I wrote a small python program that works with data from a CSV file. I am tracking some numbers in a google sheet and I created the CSV file by downloading the google sheet. I am trying to find a way to have python read in the CSV file directly from google sheets, so that I do not have to download a new CSV when I update the spreadsheet.
I see that the requests library may be able to handle this, but I'm having a hard time figuring it out. I've chosen not to try the google APIs because this way seems simpler as long as I don't mind making the sheet public to those with the link, which is fine.
I've tried working with the requests documentation but I'm a novice programmer and I can't get it to read in as a CSV.
This is how the data is currently taken into python:
file = open('data1.csv', newline='')
reader = csv.reader(file)
I would like the file = open() to ideally be replaced by the requests library and pull directly from the spreadsheet.
You need to find the correct URL request that download the file.
Sample URL:
csv_url='https://docs.google.com/spreadsheets/d/169AMdEzYzH7NDY20RCcyf-JpxPSUaO0nC5JRUb8wwvc/export?format=csv&id=169AMdEzYzH7NDY20RCcyf-JpxPSUaO0nC5JRUb8wwvc&gid=0'
The way to doing it is by manually download your file while inspecting the requests URL at the Network tab in the Developer Tools in your browser.

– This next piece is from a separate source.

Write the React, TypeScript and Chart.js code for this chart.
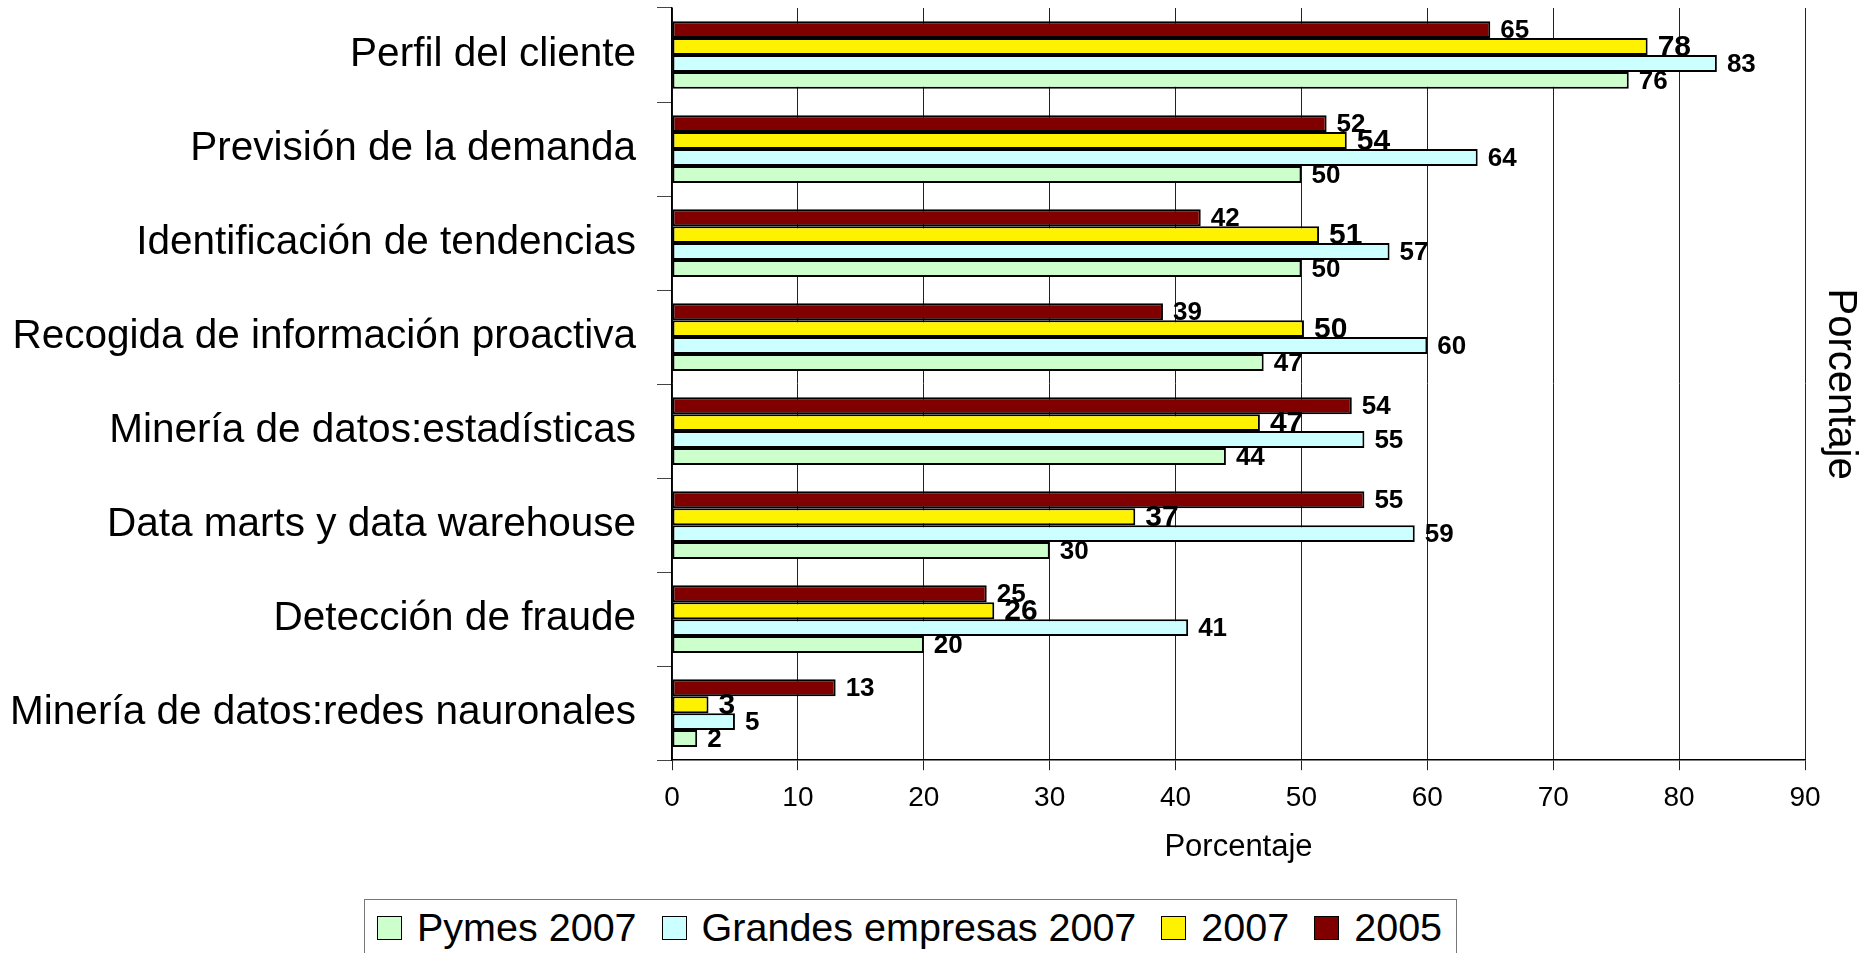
import React, { useEffect, useRef } from "react";
import { Chart, registerables } from "chart.js";

Chart.register(...registerables);

const categories = [
  "Perfil del cliente",
  "Previsión de la demanda",
  "Identificación de tendencias",
  "Recogida de información proactiva",
  "Minería de datos:estadísticas",
  "Data marts y data warehouse",
  "Detección de fraude",
  "Minería de datos:redes nauronales",
];

const values2005 = [65, 52, 42, 39, 54, 55, 25, 13];
const values2007 = [77.5, 53.6, 51.4, 50.2, 46.7, 36.8, 25.6, 2.9];
const valuesGrandes2007 = [83, 64, 57, 60, 55, 59, 41, 5];
const valuesPymes2007 = [76, 50, 50, 47, 44, 30, 20, 2];

const seriesNames = ["2005", "2007", "Grandes empresas 2007", "Pymes 2007"];
const seriesColors = ["#800000", "#FFF200", "#CCFFFF", "#CCFFCC"];
const seriesValues = [values2005, values2007, valuesGrandes2007, valuesPymes2007];

const xMin = 0;
const xMax = 90;
const xStep = 10;
const axisTitle = "Porcentaje";

const FONT = '"Liberation Sans", Arial, Helvetica, sans-serif';

const valueLabels = {
  id: "valueLabels",
  afterDatasetsDraw(chart: any) {
    const ctx = chart.ctx;
    chart.data.datasets.forEach((ds: any, i: number) => {
      const meta = chart.getDatasetMeta(i);
      const big = ds.label === "2007";
      ctx.save();
      ctx.font = `bold ${big ? 30 : 26}px ${FONT}`;
      ctx.fillStyle = "#000";
      ctx.textBaseline = "middle";
      ctx.textAlign = "left";
      meta.data.forEach((bar: any, j: number) => {
        ctx.fillText(String(Math.round(ds.data[j])), bar.x + 10, bar.y + 1);
      });
      ctx.restore();
    });
  },
};

export default function App() {
  const ref = useRef<HTMLCanvasElement | null>(null);

  useEffect(() => {
    if (!ref.current) return;
    Chart.defaults.font.family = FONT;
    const chart = new Chart(ref.current, {
      type: "bar",
      data: {
        labels: categories,
        datasets: seriesNames.map((name, i) => ({
          label: name,
          data: seriesValues[i],
          backgroundColor: seriesColors[i],
          borderColor: "#000",
          borderWidth: 2,
          borderSkipped: false,
          categoryPercentage: 0.72,
          barPercentage: 1.0,
        })),
      },
      options: {
        indexAxis: "y",
        animation: false,
        responsive: false,
        maintainAspectRatio: false,
        layout: { padding: { top: 8, left: 0, right: 0, bottom: 0 } },
        plugins: {
          legend: { display: false },
          tooltip: { enabled: false },
          title: { display: false },
        },
        scales: {
          x: {
            type: "linear",
            min: xMin,
            max: xMax,
            ticks: {
              stepSize: xStep,
              color: "#000",
              font: { size: 28 },
              padding: 11,
            },
            grid: {
              color: "#222",
              lineWidth: 1,
              tickLength: 10,
              drawTicks: true,
            },
            border: { color: "#000", width: 1.5 },
            title: {
              display: true,
              text: axisTitle,
              color: "#000",
              font: { size: 31 },
              padding: { top: 3, bottom: 0 },
            },
          },
          y: {
            type: "category",
            ticks: {
              color: "#000",
              font: { size: 40.5 },
              padding: 21,
            },
            grid: {
              drawOnChartArea: false,
              color: "#444",
              tickLength: 15,
              offset: true,
            },
            border: { color: "#000", width: 1.5 },
            afterFit: (scale: any) => {
              scale.width = 672;
              scale.paddingTop = 0;
              scale.paddingBottom = 0;
            },
          },
          y2: {
            type: "linear",
            position: "right",
            display: true,
            ticks: { display: false },
            grid: { display: false, drawTicks: false },
            border: { display: false },
            title: {
              display: true,
              text: axisTitle,
              color: "#000",
              font: { size: 40 },
              padding: { top: 0, bottom: 11 },
            },
          },
        },
      },
      plugins: [valueLabels],
    } as any);
    return () => chart.destroy();
  }, []);

  const legendOrder = [3, 2, 1, 0];

  return (
    <div
      style={{
        position: "absolute",
        left: 0,
        top: 0,
        width: 1864,
        height: 953,
        overflow: "hidden",
        background: "#fff",
      }}
    >
      <canvas ref={ref} width={1864} height={866} style={{ display: "block" }} />
      <div
        style={{
          position: "absolute",
          left: 364,
          top: 899,
          width: 1093,
          height: 80,
          border: "1.5px solid #777",
          boxSizing: "border-box",
          fontFamily: FONT,
          fontSize: 39.5,
          color: "#000",
        }}
      >
        <div
          style={{
            display: "flex",
            alignItems: "center",
            height: 54,
            paddingLeft: 12,
            whiteSpace: "nowrap",
          }}
        >
          {legendOrder.map((i, k) => (
            <div
              key={seriesNames[i]}
              style={{ display: "flex", alignItems: "center", marginLeft: k === 0 ? 0 : 25 }}
            >
              <span
                style={{
                  display: "inline-block",
                  width: 25,
                  height: 24,
                  boxSizing: "border-box",
                  background: seriesColors[i],
                  border: "1.5px solid #000",
                  marginRight: 15,
                  marginTop: 2,
                }}
              />
              <span style={{ lineHeight: "46px" }}>{seriesNames[i]}</span>
            </div>
          ))}
        </div>
      </div>
    </div>
  );
}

Then the following is enough:
import requests as rs
csv_url=YOUR_CSV_DOWNLOAD_URL
res=rs.get(url=csv_url)
open('google.csv', 'wb').write(res.content)
It will save CSV file with the name 'google.csv' in the folder of you python script file.
import pandas as pd
import requests
YOUR_SHEET_ID=''
r = requests.get(f'https://docs.google.com/spreadsheet/ccc?key={YOUR_SHEET_ID}&output=csv')
open('dataset.csv', 'wb').write(r.content)
df = pd.read_csv('dataset.csv')
df.head()
I tried #adirmola's solution but I had to tweak it a little.
When he wrote "You need to find the correct URL request that download the file" he has a point. An easy solution is what I'm showing here. Adding "&output=csv" after your google sheet id.
Hope it helps!
I'm not exactly sure about your usage scenario, and Adirmola already provided a very exact answer to your question, but my immediate question is why you want to download the CSV in the first place.
Google Sheets has a python library so you can just get the data from the GSheet directly.
You may also be interested in this answer since you're interested in watching for changes in GSheets
I would just like to say using the Oauth keys and google python API is not always an option. I found the above to be quite useful for my current application.